Directive -
Every line below is to be copied exactly, with the pictures left out.
....
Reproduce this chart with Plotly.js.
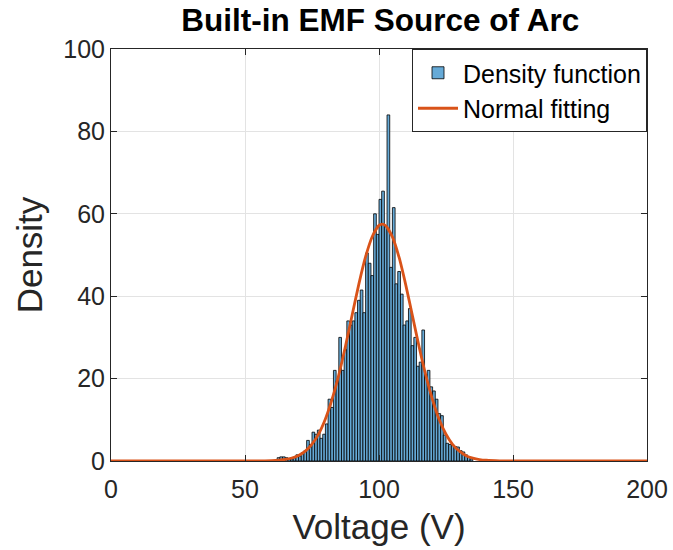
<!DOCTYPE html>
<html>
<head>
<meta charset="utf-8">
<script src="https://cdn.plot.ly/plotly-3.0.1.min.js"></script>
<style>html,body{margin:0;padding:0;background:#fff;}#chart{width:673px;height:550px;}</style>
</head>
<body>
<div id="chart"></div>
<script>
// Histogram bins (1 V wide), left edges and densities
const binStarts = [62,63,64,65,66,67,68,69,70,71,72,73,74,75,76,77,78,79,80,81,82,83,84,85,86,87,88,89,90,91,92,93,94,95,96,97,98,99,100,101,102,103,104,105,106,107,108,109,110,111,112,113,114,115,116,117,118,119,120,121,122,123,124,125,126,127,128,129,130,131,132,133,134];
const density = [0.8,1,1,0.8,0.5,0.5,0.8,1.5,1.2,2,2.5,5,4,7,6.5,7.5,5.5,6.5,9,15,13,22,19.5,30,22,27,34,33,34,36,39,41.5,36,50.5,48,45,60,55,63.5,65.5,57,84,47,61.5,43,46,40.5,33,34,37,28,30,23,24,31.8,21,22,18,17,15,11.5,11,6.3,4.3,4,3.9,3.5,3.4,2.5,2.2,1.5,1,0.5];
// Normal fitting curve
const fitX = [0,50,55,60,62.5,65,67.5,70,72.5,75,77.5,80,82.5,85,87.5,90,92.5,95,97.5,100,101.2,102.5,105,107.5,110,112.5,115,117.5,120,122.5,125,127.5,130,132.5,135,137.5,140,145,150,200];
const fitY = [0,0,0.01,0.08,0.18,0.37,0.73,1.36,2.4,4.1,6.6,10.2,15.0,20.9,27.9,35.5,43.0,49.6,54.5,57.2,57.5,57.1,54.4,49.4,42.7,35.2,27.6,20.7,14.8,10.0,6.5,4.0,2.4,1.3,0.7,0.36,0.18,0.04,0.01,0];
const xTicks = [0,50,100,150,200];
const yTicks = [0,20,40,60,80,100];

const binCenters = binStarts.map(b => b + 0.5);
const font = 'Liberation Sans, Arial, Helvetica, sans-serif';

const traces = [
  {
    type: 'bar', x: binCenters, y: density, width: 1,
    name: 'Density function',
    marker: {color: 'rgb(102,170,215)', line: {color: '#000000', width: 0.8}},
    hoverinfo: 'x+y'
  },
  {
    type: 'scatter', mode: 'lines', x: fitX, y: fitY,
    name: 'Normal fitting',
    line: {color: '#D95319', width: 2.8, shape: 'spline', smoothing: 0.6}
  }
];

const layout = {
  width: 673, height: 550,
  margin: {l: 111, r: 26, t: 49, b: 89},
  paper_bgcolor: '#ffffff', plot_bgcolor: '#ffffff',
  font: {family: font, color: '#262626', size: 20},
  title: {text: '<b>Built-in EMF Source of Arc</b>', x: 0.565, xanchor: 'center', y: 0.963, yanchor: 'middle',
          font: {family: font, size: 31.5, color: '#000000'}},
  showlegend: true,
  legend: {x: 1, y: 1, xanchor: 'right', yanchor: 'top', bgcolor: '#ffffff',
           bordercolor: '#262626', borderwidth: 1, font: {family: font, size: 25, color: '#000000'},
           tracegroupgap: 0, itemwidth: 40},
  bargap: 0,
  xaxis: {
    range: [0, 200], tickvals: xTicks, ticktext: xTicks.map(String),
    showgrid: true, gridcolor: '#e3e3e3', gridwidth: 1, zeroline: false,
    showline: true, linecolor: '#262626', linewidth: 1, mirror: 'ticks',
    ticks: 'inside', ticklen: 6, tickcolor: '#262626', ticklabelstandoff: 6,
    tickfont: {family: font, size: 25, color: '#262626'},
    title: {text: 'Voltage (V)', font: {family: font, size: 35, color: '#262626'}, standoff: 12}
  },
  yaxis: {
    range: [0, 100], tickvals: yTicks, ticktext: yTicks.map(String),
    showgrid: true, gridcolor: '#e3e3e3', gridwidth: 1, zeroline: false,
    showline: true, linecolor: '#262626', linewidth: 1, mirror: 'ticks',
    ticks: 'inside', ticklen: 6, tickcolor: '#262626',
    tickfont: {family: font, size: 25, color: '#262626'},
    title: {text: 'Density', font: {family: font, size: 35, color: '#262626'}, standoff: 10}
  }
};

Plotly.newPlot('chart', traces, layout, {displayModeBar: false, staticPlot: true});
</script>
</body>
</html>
....
Final result -
Reproduce this chart with Plotly.js.
<!DOCTYPE html>
<html>
<head>
<meta charset="utf-8">
<script src="https://cdn.plot.ly/plotly-3.0.1.min.js"></script>
<style>html,body{margin:0;padding:0;background:#fff;}#chart{width:673px;height:550px;}</style>
</head>
<body>
<div id="chart"></div>
<script>
// Histogram bins (1 V wide), left edges and densities
const binStarts = [62,63,64,65,66,67,68,69,70,71,72,73,74,75,76,77,78,79,80,81,82,83,84,85,86,87,88,89,90,91,92,93,94,95,96,97,98,99,100,101,102,103,104,105,106,107,108,109,110,111,112,113,114,115,116,117,118,119,120,121,122,123,124,125,126,127,128,129,130,131,132,133,134];
const density = [0.8,1,1,0.8,0.5,0.5,0.8,1.5,1.2,2,2.5,5,4,7,6.5,7.5,5.5,6.5,9,15,13,22,19.5,30,22,27,34,33,34,36,39,41.5,36,50.5,48,45,60,55,63.5,65.5,57,84,47,61.5,43,46,40.5,33,34,37,28,30,23,24,31.8,21,22,18,17,15,11.5,11,6.3,4.3,4,3.9,3.5,3.4,2.5,2.2,1.5,1,0.5];
// Normal fitting curve
const fitX = [0,50,55,60,62.5,65,67.5,70,72.5,75,77.5,80,82.5,85,87.5,90,92.5,95,97.5,100,101.2,102.5,105,107.5,110,112.5,115,117.5,120,122.5,125,127.5,130,132.5,135,137.5,140,145,150,200];
const fitY = [0,0,0.01,0.08,0.18,0.37,0.73,1.36,2.4,4.1,6.6,10.2,15.0,20.9,27.9,35.5,43.0,49.6,54.5,57.2,57.5,57.1,54.4,49.4,42.7,35.2,27.6,20.7,14.8,10.0,6.5,4.0,2.4,1.3,0.7,0.36,0.18,0.04,0.01,0];
const xTicks = [0,50,100,150,200];
const yTicks = [0,20,40,60,80,100];

const binCenters = binStarts.map(b => b + 0.5);
const font = 'Liberation Sans, Arial, Helvetica, sans-serif';

const traces = [
  {
    type: 'bar', x: binCenters, y: density, width: 1,
    name: 'Density function',
    marker: {color: 'rgb(102,170,215)', line: {color: '#000000', width: 0.8}},
    hoverinfo: 'x+y'
  },
  {
    type: 'scatter', mode: 'lines', x: fitX, y: fitY,
    name: 'Normal fitting',
    line: {color: '#D95319', width: 2.8, shape: 'spline', smoothing: 0.6}
  }
];

const layout = {
  width: 673, height: 550,
  margin: {l: 111, r: 26, t: 49, b: 89},
  paper_bgcolor: '#ffffff', plot_bgcolor: '#ffffff',
  font: {family: font, color: '#262626', size: 20},
  title: {text: '<b>Built-in EMF Source of Arc</b>', x: 0.565, xanchor: 'center', y: 0.963, yanchor: 'middle',
          font: {family: font, size: 31.5, color: '#000000'}},
  showlegend: true,
  legend: {x: 1, y: 1, xanchor: 'right', yanchor: 'top', bgcolor: '#ffffff',
           bordercolor: '#262626', borderwidth: 1, font: {family: font, size: 25, color: '#000000'},
           tracegroupgap: 0, itemwidth: 40},
  bargap: 0,
  xaxis: {
    range: [0, 200], tickvals: xTicks, ticktext: xTicks.map(String),
    showgrid: true, gridcolor: '#e3e3e3', gridwidth: 1, zeroline: false,
    showline: true, linecolor: '#262626', linewidth: 1, mirror: 'ticks',
    ticks: 'inside', ticklen: 6, tickcolor: '#262626', ticklabelstandoff: 6,
    tickfont: {family: font, size: 25, color: '#262626'},
    title: {text: 'Voltage (V)', font: {family: font, size: 35, color: '#262626'}, standoff: 12}
  },
  yaxis: {
    range: [0, 100], tickvals: yTicks, ticktext: yTicks.map(String),
    showgrid: true, gridcolor: '#e3e3e3', gridwidth: 1, zeroline: false,
    showline: true, linecolor: '#262626', linewidth: 1, mirror: 'ticks',
    ticks: 'inside', ticklen: 6, tickcolor: '#262626',
    tickfont: {family: font, size: 25, color: '#262626'},
    title: {text: 'Density', font: {family: font, size: 35, color: '#262626'}, standoff: 10}
  }
};

Plotly.newPlot('chart', traces, layout, {displayModeBar: false, staticPlot: true});
</script>
</body>
</html>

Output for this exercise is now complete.